INS Official Under Fire

INS Official Under Fire

The Immigration and Naturalization Service's operations manager is facing a revolt by the agency's field managers, who accuse the INS's third-ranking official of accepting favors from a Korean businessman who formerly spied for South Korea, awarding bonuses to the female agent he later married, and blocking communication between INS headquarters and its field offices, reported today.
December 6, 1996
THE DAILY FED

INS Official Under Fire

The Washington Post

INS Operations Director William Slattery, 49, denied charges of impropriety, though he agreed that communication between headquarters and the field offices could be improved. Managers of the INS's 57 field offices met with INS Commissioner Doris Meissner last month in San Antonio, blaming Slattery for low morale in the field and for communication breakdowns.

Slattery is also alleged to have delayed INS raids on New York garment factories in 1993 after Korean businessman Yung-Soo Yoo took him golfing and to a sauna.

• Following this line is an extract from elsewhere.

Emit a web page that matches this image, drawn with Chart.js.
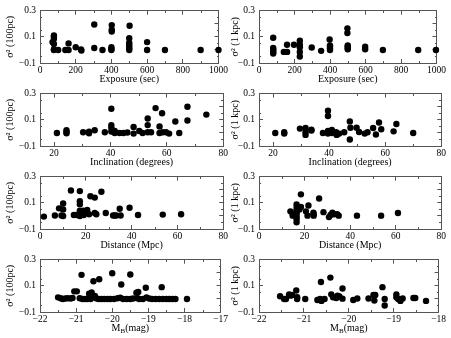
<!DOCTYPE html>
<html>
<head>
<meta charset="utf-8">
<script src="https://cdn.jsdelivr.net/npm/chart.js@4.4.1/dist/chart.umd.min.js"></script>
<style>
  html, body { margin: 0; padding: 0; background: #fff; }
  #wrap { position: relative; width: 451px; height: 338px; overflow: hidden; }
  #wrap canvas { position: absolute; }
  .tk { position: absolute; background: #555; z-index: 5; }
</style>
</head>
<body>
<div id="wrap"></div>
<script>
// tick labels
const sigmaTicks = [-0.1, 0, 0.1, 0.2, 0.3];
const expTicks = [0, 200, 400, 600, 800, 1000];
const incTicks = [20, 40, 60, 80];
const distTicks = [0, 20, 40, 60, 80];
const magTicksLeft = [-22, -21, -20, -19, -18, -17];
const magTicksRight = [-22, -21, -20, -19, -18];

// exposure vs sigma^2 (100pc)
const expLeftX = [70, 78, 78, 78, 78, 78, 78, 102, 142, 160, 160, 200, 230, 232, 304, 304, 350, 402, 402, 402, 400, 400, 400, 502, 500, 500, 500, 500, 500, 500, 600, 600, 700, 900, 1000];
const expLeftY = [0.06, 0.11, 0.10, 0.085, 0.045, 0.003, 0, 0, 0, 0, 0.05, 0.02, 0.003, -0.005, 0.195, 0.015, 0, 0.19, 0.155, 0.14, 0.02, 0.007, 0, 0.185, 0.09, 0.055, 0.04, 0.025, 0.01, 0, 0.06, 0, 0, 0, 0];
// exposure vs sigma^2 (1 kpc)
const expRightX = [80, 80, 80, 80, 80, 80, 140, 158, 158, 197, 230, 230, 230, 230, 230, 297, 350, 398, 400, 400, 400, 400, 498, 498, 500, 500, 500, 500, 598, 598, 698, 897, 997];
const expRightY = [0.093, 0.015, 0.005, -0.005, -0.018, -0.027, -0.015, 0.04, -0.015, 0.04, 0.07, 0.04, 0.02, -0.015, -0.05, 0.018, -0.007, 0.08, 0.035, 0.025, 0.01, 0, 0.165, 0.13, 0.035, 0.025, 0.015, 0.005, 0.025, 0.005, 0, 0, 0];

// inclination
const incLeftX = [21, 24.4, 24.4, 24.4, 30.3, 32.4, 32.4, 34.4, 38, 40.3, 40.3, 40.3, 40.3, 40.6, 41.5, 41.5, 43.2, 44.6, 46, 48.2, 48.2, 50.2, 51.4, 53.2, 53.2, 53.2, 54.4, 56, 57.4, 58.3, 57.4, 58.5, 59.7, 60.8, 64.4, 63, 67.3, 67.3, 74];
const incLeftY = [0, 0.02, 0.008, -0.003, 0.005, 0.01, -0.003, 0.02, 0.005, 0.185, 0.06, 0.04, 0.01, 0.02, 0.015, 0, 0, 0, 0.003, 0.045, -0.005, 0.015, 0, 0.005, 0.11, 0.06, 0.005, 0.19, 0.05, 0.15, 0, 0.005, 0.005, -0.005, 0, 0.087, 0.2, 0.095, 0.14];
const incRightX = [20.8, 24, 24, 29.6, 31.6, 31.6, 31.6, 33.7, 33.7, 37.8, 39.6, 39.6, 39.6, 39.6, 41, 41, 42.5, 42.7, 43.6, 45.4, 47.4, 47.6, 47.4, 49.8, 50.7, 52.7, 53.7, 55.7, 56.7, 57.8, 58.6, 63, 64, 70];
const incRightY = [0, 0.005, -0.005, 0.033, 0.038, 0.005, -0.015, 0.025, 0.018, 0, 0.17, 0.13, 0.015, -0.005, 0.022, 0, 0.005, -0.015, -0.005, 0.005, 0.088, 0.04, -0.05, 0.04, 0.007, -0.005, 0.005, 0.038, -0.012, 0.08, 0.028, 0.012, 0.068, 0];

// distance
const distLeftX = [1.7, 6.5, 8.3, 9.4, 10.1, 10.1, 10.1, 13.5, 14.8, 16, 17.4, 17.4, 17.4, 17.4, 17.4, 17.4, 18.8, 19.1, 20.6, 21.4, 22, 23.9, 23.9, 24.6, 26.8, 28.7, 31.9, 32.6, 33.3, 34.8, 35.2, 39.1, 42.8, 53.6, 61.6];
const distLeftY = [-0.005, 0.003, 0.058, 0.003, 0.095, 0.05, 0, 0.195, 0.007, 0.007, 0.19, 0.112, 0.09, 0.04, 0.018, 0, 0.04, 0.007, 0.045, 0.013, 0.15, 0.14, 0.022, 0.013, 0.185, 0.022, 0.003, 0.003, 0.003, 0.055, 0.003, 0.062, 0.007, 0.01, 0.013];
const distRightX = [13.8, 14.8, 14.8, 16.2, 16.5, 16.5, 16.5, 16.5, 16.5, 16.5, 16.5, 16.5, 17.7, 18.4, 18.4, 20.6, 21.3, 21.7, 23.9, 24, 24, 26.4, 28.3, 30.7, 31.4, 32.2, 32.9, 34.3, 35, 43, 53.6, 61];
const distRightY = [0.035, 0.013, 0.002, 0, 0.088, 0.062, 0.04, 0.029, 0.013, -0.009, -0.026, -0.049, 0.05, 0.165, 0.068, 0.035, 0.002, 0.08, 0.024, 0.013, 0.002, 0.133, 0.029, -0.009, 0.007, 0.024, 0.013, 0.013, 0.002, 0.002, 0.002, 0.022];

// absolute magnitude
const magLeftX = [-21.5, -21.43, -21.37, -21.3, -21.23, -21.15, -21.1, -20.9, -20.82, -20.75, -20.68, -20.6, -20.45, -20.38, -20.3, -20.22, -20.13, -20.05, -19.95, -19.85, -19.78, -19.7, -19.6, -19.5, -19.42, -19.3, -19.25, -19.15, -19.05, -18.98, -18.9, -18.8, -18.7, -18.6, -18.5, -18.42, -18.33, -18.25, -17.93,
  -21.05, -20.98, -20.85, -20.64, -20.57, -20.52, -20.48, -20.36, -20.0, -19.75, -19.5, -19.33, -19.28, -19.07, -18.63];
const magLeftY = [0.012, 0.005, 0, 0.003, 0.005, 0.003, 0.008, 0.005, 0, 0, 0, 0, 0.005, 0, 0, 0, 0, 0, 0, 0.005, 0.01, 0, 0, 0, 0.003, 0.005, 0, 0, 0.012, 0.003, 0, 0, 0, 0, 0, 0, 0, 0, 0,
  0.058, 0.058, 0.184, 0.04, 0.05, 0.135, 0.022, 0.151, 0.196, 0.11, 0.187, 0.047, 0.053, 0.085, 0.09];
const magRightX = [-21.53, -21.44, -21.4, -21.33, -21.3, -21.26, -21.17, -21.15, -21.15, -20.97, -20.7, -20.64, -20.61, -20.62, -20.54, -20.41, -20.39, -20.35, -20.28, -20.25, -20.21, -20.14, -20.14, -19.9, -19.81, -19.56, -19.45, -19.41, -19.43, -19.25, -19.2, -19.2, -18.94, -18.94, -18.9, -18.85, -18.8, -18.56, -18.52, -18.28];
const magRightY = [0.02, 0, 0, 0.035, 0.025, 0.03, 0.065, 0.013, 0, 0, -0.008, 0, -0.015, 0.13, 0, 0.163, 0.035, 0.013, 0.007, 0.025, 0.018, 0.002, 0.08, -0.008, 0.003, 0.003, 0.03, 0.03, -0.013, 0.09, 0, -0.05, 0.035, 0.013, 0, -0.015, 0.003, 0.007, 0.007, -0.015];

const SERIF = '"Liberation Serif", "Times New Roman", serif';
const FRAME = '#555';
Chart.defaults.font.family = SERIF;
Chart.defaults.font.size = 9.5;
Chart.defaults.color = '#000';

function fmt(v) {
  if (Math.abs(v) < 1e-9) return '0';
  const s = Number.isInteger(v) ? String(Math.abs(v)) : Math.abs(v).toFixed(1);
  return (v < 0 ? '\u2212' : '') + s;
}

// minor tick values halfway between the labelled ones
function minorTicks(major, step, min, max) {
  const out = [];
  for (let k = -60; k <= 60; k++) {
    const v = major[0] + k * step;
    if (v < min - step * 0.01 || v > max + step * 0.01) continue;
    if (major.some(m => Math.abs(m - v) < step * 0.01)) continue;
    out.push(v);
  }
  return out;
}

// x axis title, subscript parts drawn smaller and lower
function makeTitle(p) {
  return {
    id: 'xtitle',
    afterDatasetsDraw(chart) {
      const ctx = chart.ctx;
      const a = chart.chartArea;
      const mainFont = '10px ' + SERIF, subFont = '7px ' + SERIF;
      ctx.save();
      let total = 0;
      p.title.forEach(([t, sub]) => {
        ctx.font = sub ? subFont : mainFont;
        total += ctx.measureText(t).width;
      });
      let x = (a.left + a.right) / 2 - total / 2;
      const y = a.bottom + 16;
      ctx.fillStyle = '#000';
      ctx.textBaseline = 'middle';
      ctx.textAlign = 'left';
      p.title.forEach(([t, sub]) => {
        ctx.font = sub ? subFont : mainFont;
        ctx.fillText(t, x, sub ? y + 3 : y);
        x += ctx.measureText(t).width;
      });
      ctx.restore();
    }
  };
}

const wrap = document.getElementById('wrap');

function addTick(left, top, w, h) {
  const d = document.createElement('div');
  d.className = 'tk';
  d.style.left = left + 'px';
  d.style.top = top + 'px';
  d.style.width = w + 'px';
  d.style.height = h + 'px';
  wrap.appendChild(d);
}

// short minor ticks inside the box, placed from the chart's own scales
function addMinorTicks(chart, p, offX, offY) {
  const a = chart.chartArea;
  const xs = chart.scales.x, ys = chart.scales.y;
  const L = Math.round(a.left), R = Math.round(a.right) - 1;
  const T = Math.round(a.top), B = Math.round(a.bottom) - 1;
  minorTicks(p.ticks, p.minor, xs.min, xs.max).forEach(v => {
    const px = Math.round(xs.getPixelForValue(v));
    addTick(offX + px, offY + B - 1, 1, 2);
    addTick(offX + px, offY + T, 1, 2);
  });
  minorTicks(sigmaTicks, 0.05, ys.min, ys.max).forEach(v => {
    const py = Math.round(ys.getPixelForValue(v));
    addTick(offX + L, offY + py, 2, 1);
    addTick(offX + R - 1, offY + py, 2, 1);
  });
}

// inward major tick marks: negative tick length points into the plot
const inwardGrid = { display: true, drawOnChartArea: false, drawTicks: true, tickLength: -4, color: FRAME, lineWidth: 1 };
const frameBorder = { display: true, color: FRAME, width: 1 };

const columns = [
  { left: 0, width: 234, yWidth: 40, titlePad: 4 },
  { left: 224, width: 228, yWidth: 35, titlePad: 5 }
];
const plotTops = [3, 86, 169, 252];

const panels = [
  { xs: expLeftX, ys: expLeftY, ticks: expTicks, min: 0, max: 1000, minor: 100, title: [['Exposure (sec)']], yTitle: 'σ² (100pc)', col: 0, row: 0 },
  { xs: expRightX, ys: expRightY, ticks: expTicks, min: 0, max: 1000, minor: 100, title: [['Exposure (sec)']], yTitle: 'σ² (1 kpc)', col: 1, row: 0 },
  { xs: incLeftX, ys: incLeftY, ticks: incTicks, min: 15, max: 80, minor: 10, title: [['Inclination (degrees)']], yTitle: 'σ² (100pc)', col: 0, row: 1 },
  { xs: incRightX, ys: incRightY, ticks: incTicks, min: 15, max: 80, minor: 10, title: [['Inclination (degrees)']], yTitle: 'σ² (1 kpc)', col: 1, row: 1 },
  { xs: distLeftX, ys: distLeftY, ticks: distTicks, min: 0, max: 80, minor: 10, title: [['Distance (Mpc)']], yTitle: 'σ² (100pc)', col: 0, row: 2 },
  { xs: distRightX, ys: distRightY, ticks: distTicks, min: 0, max: 80, minor: 10, title: [['Distance (Mpc)']], yTitle: 'σ² (1 kpc)', col: 1, row: 2 },
  { xs: magLeftX, ys: magLeftY, ticks: magTicksLeft, min: -22, max: -17, minor: 0.5, title: [['M'], ['B', true], ['(mag)']], yTitle: 'σ² (100pc)', col: 0, row: 3 },
  { xs: magRightX, ys: magRightY, ticks: magTicksRight, min: -22, max: -18, minor: 0.5, title: [['M'], ['B', true], ['(mag)']], yTitle: 'σ² (1 kpc)', col: 1, row: 3 }
];

panels.forEach(p => {
  const c = columns[p.col];
  const top = plotTops[p.row] - 6;
  const canvas = document.createElement('canvas');
  canvas.width = c.width;
  canvas.height = 88;
  canvas.style.left = c.left + 'px';
  canvas.style.top = top + 'px';
  wrap.appendChild(canvas);

  const xMajor = s => { s.ticks = p.ticks.map(v => ({ value: v })); };
  const yMajor = s => { s.ticks = sigmaTicks.map(v => ({ value: v })); };

  const chart = new Chart(canvas.getContext('2d'), {
    type: 'scatter',
    data: {
      datasets: [{
        data: p.xs.map((x, i) => ({ x: x, y: p.ys[i] })),
        backgroundColor: '#000',
        borderWidth: 0,
        pointRadius: 3.2,
        pointHoverRadius: 3.2,
        clip: false
      }]
    },
    options: {
      responsive: false,
      animation: false,
      events: [],
      layout: { padding: { left: 0, right: 10, top: 6, bottom: 0 } },
      plugins: {
        legend: { display: false },
        tooltip: { enabled: false }
      },
      scales: {
        x: {
          type: 'linear',
          position: 'bottom',
          min: p.min,
          max: p.max,
          grid: inwardGrid,
          border: frameBorder,
          afterBuildTicks: xMajor,
          afterFit: s => { s.height = 22; },
          ticks: { padding: 6, maxRotation: 0, autoSkip: false, callback: v => fmt(v) }
        },
        x2: {
          type: 'linear',
          position: 'top',
          min: p.min,
          max: p.max,
          grid: inwardGrid,
          border: frameBorder,
          afterBuildTicks: xMajor,
          afterFit: s => { s.height = 0; },
          ticks: { display: false }
        },
        y: {
          type: 'linear',
          position: 'left',
          min: -0.1,
          max: 0.3,
          grid: inwardGrid,
          border: frameBorder,
          afterBuildTicks: yMajor,
          afterFit: s => { s.width = c.yWidth; },
          ticks: { padding: 8, callback: v => fmt(v) },
          title: {
            display: true,
            text: p.yTitle,
            font: { size: 10 },
            padding: { top: c.titlePad, bottom: 0 }
          }
        },
        y2: {
          type: 'linear',
          position: 'right',
          min: -0.1,
          max: 0.3,
          grid: inwardGrid,
          border: frameBorder,
          afterBuildTicks: yMajor,
          afterFit: s => { s.width = 0; },
          ticks: { display: false }
        }
      }
    },
    plugins: [makeTitle(p)]
  });

  addMinorTicks(chart, p, c.left, top);
});
</script>
</body>
</html>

Yoo worked for the Korean Central Intelligence Agency in the 1970s and was convicted of fraud in 1984.

Slattery said he is friends with Yoo but denied the allegations of cronyism.

INS employees who worked under Slattery when he was district director in New York from 1990 to 1994 complained that Slattery showed favoritism to agent Rosemary LaGuardia, whom he married last month.

Slattery said he never gave LaGuardia special treatment.